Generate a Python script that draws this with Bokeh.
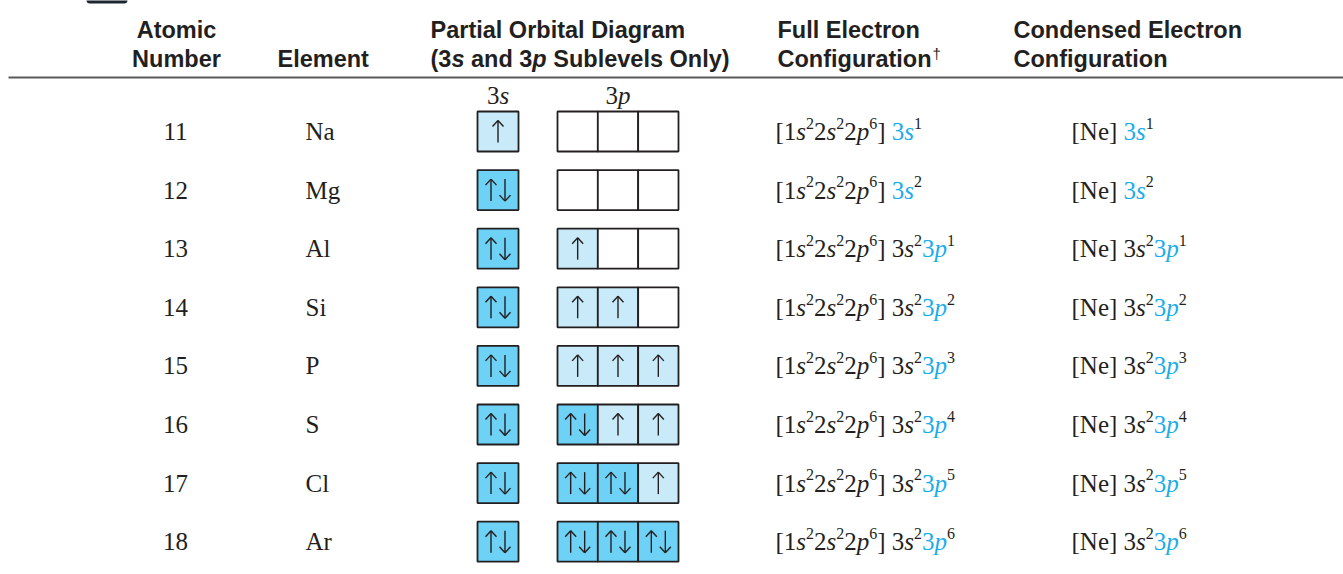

_ _ _ _ _ _ _

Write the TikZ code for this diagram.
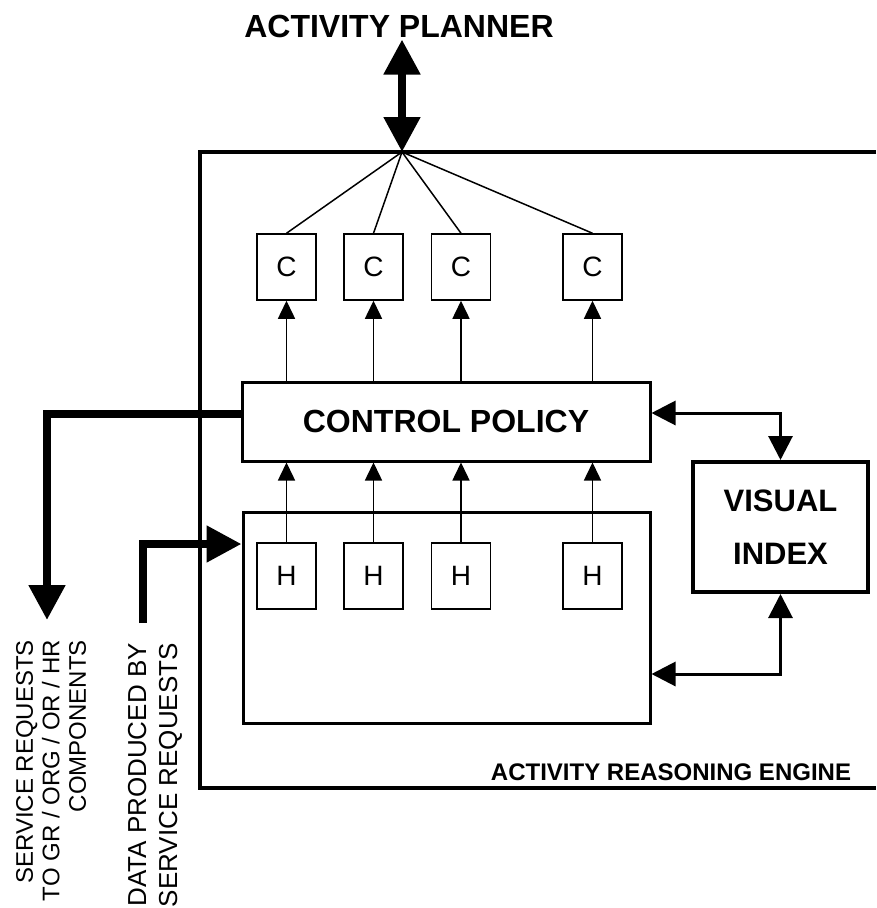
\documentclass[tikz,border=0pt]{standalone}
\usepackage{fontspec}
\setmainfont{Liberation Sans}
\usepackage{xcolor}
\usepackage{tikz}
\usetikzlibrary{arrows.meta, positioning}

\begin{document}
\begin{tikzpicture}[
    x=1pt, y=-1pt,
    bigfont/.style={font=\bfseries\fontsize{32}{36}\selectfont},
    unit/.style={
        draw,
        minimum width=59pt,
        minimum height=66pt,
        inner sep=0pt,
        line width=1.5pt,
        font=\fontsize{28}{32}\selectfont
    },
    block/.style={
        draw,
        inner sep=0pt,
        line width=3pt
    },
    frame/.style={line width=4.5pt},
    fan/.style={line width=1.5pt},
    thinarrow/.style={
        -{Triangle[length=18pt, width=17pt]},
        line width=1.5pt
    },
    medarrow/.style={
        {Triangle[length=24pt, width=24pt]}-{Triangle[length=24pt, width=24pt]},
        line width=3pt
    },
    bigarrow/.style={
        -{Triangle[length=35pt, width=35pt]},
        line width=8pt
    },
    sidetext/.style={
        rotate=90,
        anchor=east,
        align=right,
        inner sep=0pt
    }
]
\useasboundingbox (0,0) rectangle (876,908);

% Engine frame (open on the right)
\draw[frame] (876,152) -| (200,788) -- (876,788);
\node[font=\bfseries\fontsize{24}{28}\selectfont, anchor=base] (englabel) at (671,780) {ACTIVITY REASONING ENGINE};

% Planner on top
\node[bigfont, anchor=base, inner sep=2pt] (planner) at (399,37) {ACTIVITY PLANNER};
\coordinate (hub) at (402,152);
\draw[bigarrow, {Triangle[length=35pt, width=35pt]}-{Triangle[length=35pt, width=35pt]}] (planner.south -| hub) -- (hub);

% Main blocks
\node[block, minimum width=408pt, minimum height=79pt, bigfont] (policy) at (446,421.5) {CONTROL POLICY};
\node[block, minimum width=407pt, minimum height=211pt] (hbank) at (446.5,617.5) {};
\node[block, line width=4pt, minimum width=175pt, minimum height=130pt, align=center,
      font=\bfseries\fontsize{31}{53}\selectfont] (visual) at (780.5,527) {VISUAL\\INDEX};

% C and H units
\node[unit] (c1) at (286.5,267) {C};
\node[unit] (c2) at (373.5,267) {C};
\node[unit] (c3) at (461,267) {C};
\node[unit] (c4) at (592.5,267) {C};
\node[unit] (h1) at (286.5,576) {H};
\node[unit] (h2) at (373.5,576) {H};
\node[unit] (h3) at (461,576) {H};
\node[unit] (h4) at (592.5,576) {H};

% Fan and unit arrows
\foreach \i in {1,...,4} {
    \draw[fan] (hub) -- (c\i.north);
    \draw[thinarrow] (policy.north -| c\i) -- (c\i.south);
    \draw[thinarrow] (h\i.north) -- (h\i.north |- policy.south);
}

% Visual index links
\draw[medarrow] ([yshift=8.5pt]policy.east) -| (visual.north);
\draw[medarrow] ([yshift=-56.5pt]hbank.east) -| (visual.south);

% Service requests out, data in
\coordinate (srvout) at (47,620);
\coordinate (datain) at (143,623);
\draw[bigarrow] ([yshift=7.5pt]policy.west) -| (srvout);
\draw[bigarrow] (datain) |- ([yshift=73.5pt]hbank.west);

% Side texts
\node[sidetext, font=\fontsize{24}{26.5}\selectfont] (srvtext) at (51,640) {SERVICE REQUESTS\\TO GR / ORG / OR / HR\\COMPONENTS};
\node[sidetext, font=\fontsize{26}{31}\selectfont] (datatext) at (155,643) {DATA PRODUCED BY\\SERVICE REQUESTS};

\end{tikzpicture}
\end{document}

_ _ _ _ _ _ _

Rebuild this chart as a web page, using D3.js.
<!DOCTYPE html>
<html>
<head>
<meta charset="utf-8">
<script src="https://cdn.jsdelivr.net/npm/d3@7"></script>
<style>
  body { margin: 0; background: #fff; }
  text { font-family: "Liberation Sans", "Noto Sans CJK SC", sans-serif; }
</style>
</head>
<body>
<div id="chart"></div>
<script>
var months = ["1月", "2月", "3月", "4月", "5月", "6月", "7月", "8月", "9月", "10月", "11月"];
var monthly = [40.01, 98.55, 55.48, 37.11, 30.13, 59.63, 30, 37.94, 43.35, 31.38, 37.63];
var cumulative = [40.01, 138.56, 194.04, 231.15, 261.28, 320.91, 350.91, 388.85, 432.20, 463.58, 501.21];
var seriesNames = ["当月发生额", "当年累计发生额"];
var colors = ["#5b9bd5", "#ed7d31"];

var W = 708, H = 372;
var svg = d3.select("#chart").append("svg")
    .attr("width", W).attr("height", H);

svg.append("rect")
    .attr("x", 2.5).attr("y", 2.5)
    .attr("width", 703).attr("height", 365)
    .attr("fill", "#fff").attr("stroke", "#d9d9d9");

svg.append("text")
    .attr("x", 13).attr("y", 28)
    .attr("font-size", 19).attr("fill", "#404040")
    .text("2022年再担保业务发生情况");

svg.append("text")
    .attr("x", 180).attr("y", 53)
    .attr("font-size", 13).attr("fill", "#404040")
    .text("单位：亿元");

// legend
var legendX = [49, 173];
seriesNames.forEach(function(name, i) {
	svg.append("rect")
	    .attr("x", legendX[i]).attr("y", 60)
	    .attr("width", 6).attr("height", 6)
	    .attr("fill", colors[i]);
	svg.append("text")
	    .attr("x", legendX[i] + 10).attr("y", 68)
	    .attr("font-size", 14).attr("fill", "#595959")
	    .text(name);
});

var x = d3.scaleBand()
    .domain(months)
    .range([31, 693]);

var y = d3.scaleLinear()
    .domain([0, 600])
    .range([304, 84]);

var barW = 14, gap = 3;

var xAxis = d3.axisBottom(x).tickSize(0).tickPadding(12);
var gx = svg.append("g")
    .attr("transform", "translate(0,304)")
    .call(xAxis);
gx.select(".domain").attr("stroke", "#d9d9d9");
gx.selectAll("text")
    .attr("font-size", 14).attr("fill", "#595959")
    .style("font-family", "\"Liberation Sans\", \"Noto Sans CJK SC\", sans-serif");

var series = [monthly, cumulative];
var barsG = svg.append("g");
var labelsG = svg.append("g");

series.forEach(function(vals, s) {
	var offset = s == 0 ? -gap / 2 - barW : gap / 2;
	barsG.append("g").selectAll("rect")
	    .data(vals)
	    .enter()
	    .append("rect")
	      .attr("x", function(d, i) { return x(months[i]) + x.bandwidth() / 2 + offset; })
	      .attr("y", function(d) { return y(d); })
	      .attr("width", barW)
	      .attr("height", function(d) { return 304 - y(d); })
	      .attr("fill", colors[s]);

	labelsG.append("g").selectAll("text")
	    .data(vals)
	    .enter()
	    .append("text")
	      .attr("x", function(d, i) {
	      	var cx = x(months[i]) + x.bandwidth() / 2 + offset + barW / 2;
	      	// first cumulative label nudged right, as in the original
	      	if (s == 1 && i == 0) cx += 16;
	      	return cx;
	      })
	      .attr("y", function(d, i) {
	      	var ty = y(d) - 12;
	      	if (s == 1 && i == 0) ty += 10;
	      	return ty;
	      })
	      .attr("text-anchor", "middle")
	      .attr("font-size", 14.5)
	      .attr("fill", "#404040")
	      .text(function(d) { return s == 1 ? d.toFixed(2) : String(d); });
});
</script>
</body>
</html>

_ _ _ _ _ _ _

What is required:
Each line that contains the string "chart" counts once; say how many there are and nothing else.

Task result:
3